While Lee-Makiyama notes that this may not be an issue for Google, Facebook and other Silicon Valley giants with subsidiaries and servers within the E.U., “companies that do not have the means to set up servers in every country where they operate — including major U.S. news sites such as the Los Angeles Times and the Chicago Tribune as well as various mobile apps — have blocked E.U. citizens from accessing their services in order to avoid fines.”
Unlike Europe, he contends, “Japan recognizes there is no contradiction between its domestic policy (to strengthen citizens’ rights) and its foreign policy to ensure that multinationals are not facing discrimination on global markets and able to operate competitively in local markets.”
Reetika Khera worries that Aadhaar, the Indian national identification system that assigns a 12-digit number to citizens and verifies their identities through biometric scanning, has morphed from a transformative innovation for welfare delivery into an invasion of privacy.
“In our increasingly digitized lives,” she writes from Ahmedabad, India, “sensitive personal information is available in various data silos: travel, banking, insurance, health records, education, social security, mobile phones and so on. Data mining businesses use this information to profile us and facilitate targeted advertising, for example. But an important safeguard of our privacy is that each of these data silos remains unconnected.”
Her concern is that in India today, “both the government and businesses are pushing people to submit their unique number for nearly every aspect of their lives — to receive welfare benefits such as pension payments, to file taxes and register marriages, as well as to access mobile phone services and bank accounts. This turns Aadhaar into a dangerous bridge between these previously isolated silos. With each new data silo that gets linked, an important protection against 360-degree profiling gets weakened, leaving Indians vulnerable to data mining and identity theft.”
Brian Barth reports from Toronto on the efforts of a local advocacy group called Tech Reset Canada that is challenging a celebrated plan by the Google-affiliated Sidewalk Labs to build a smart city.

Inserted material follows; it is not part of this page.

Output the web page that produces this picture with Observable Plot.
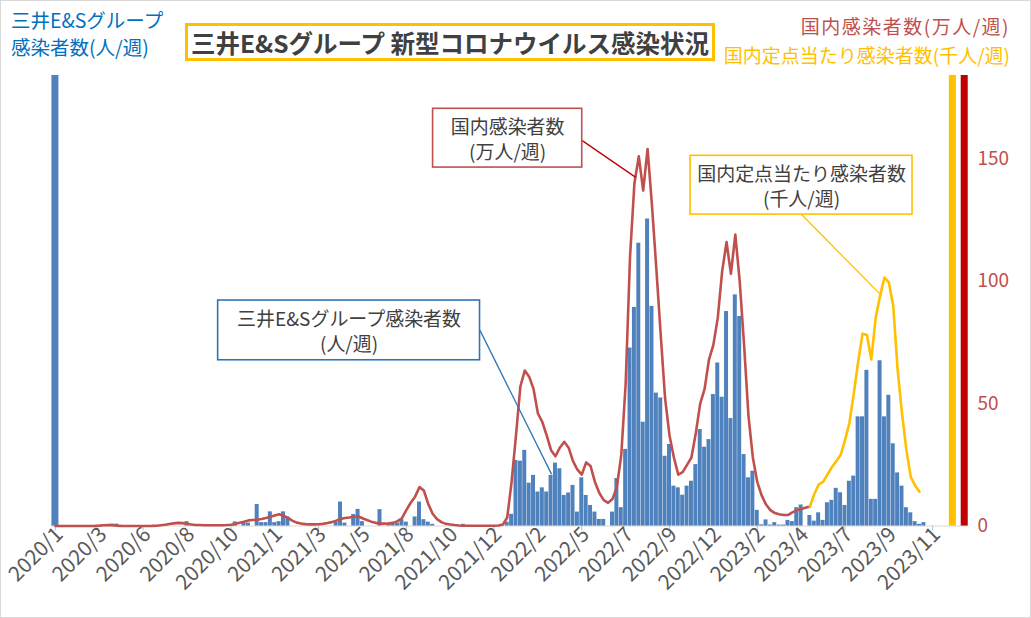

Endorsed by Prime Minister Justin Trudeau, the company plans to build “a testbed for new technologies” in a waterfront district, using widely dispersed sensors and data analytics.
“The smart city industry is a Trojan horse for technology companies,” a leader of the group, Bianca Wylie, told Barth. “They come in under the guise of environmentalism and improving quality of life, but they’re here for money.”
The Reset group, Barth relates, considers itself “pro-growth” and “pro-innovation” and is not opposed to the concept of smart cities. “Their concerns,” he writes, “revolve around the collection and commodification of urban data and whether that occurs through a democratic process or via corporate fiat.” He quotes Wylie: “‘This is a story about governance, not urban innovation. There is nothing innovative about partnering with a monopoly.’”
The deeper digital connectivity reaches into every aspect of society, the more diverse cultural underpinnings will rise to the surface to cope with the consequences, each on their own terms. Some differences can be reconciled, others not. In the end, the boundaries in virtual space will be rendered in the image of the real world.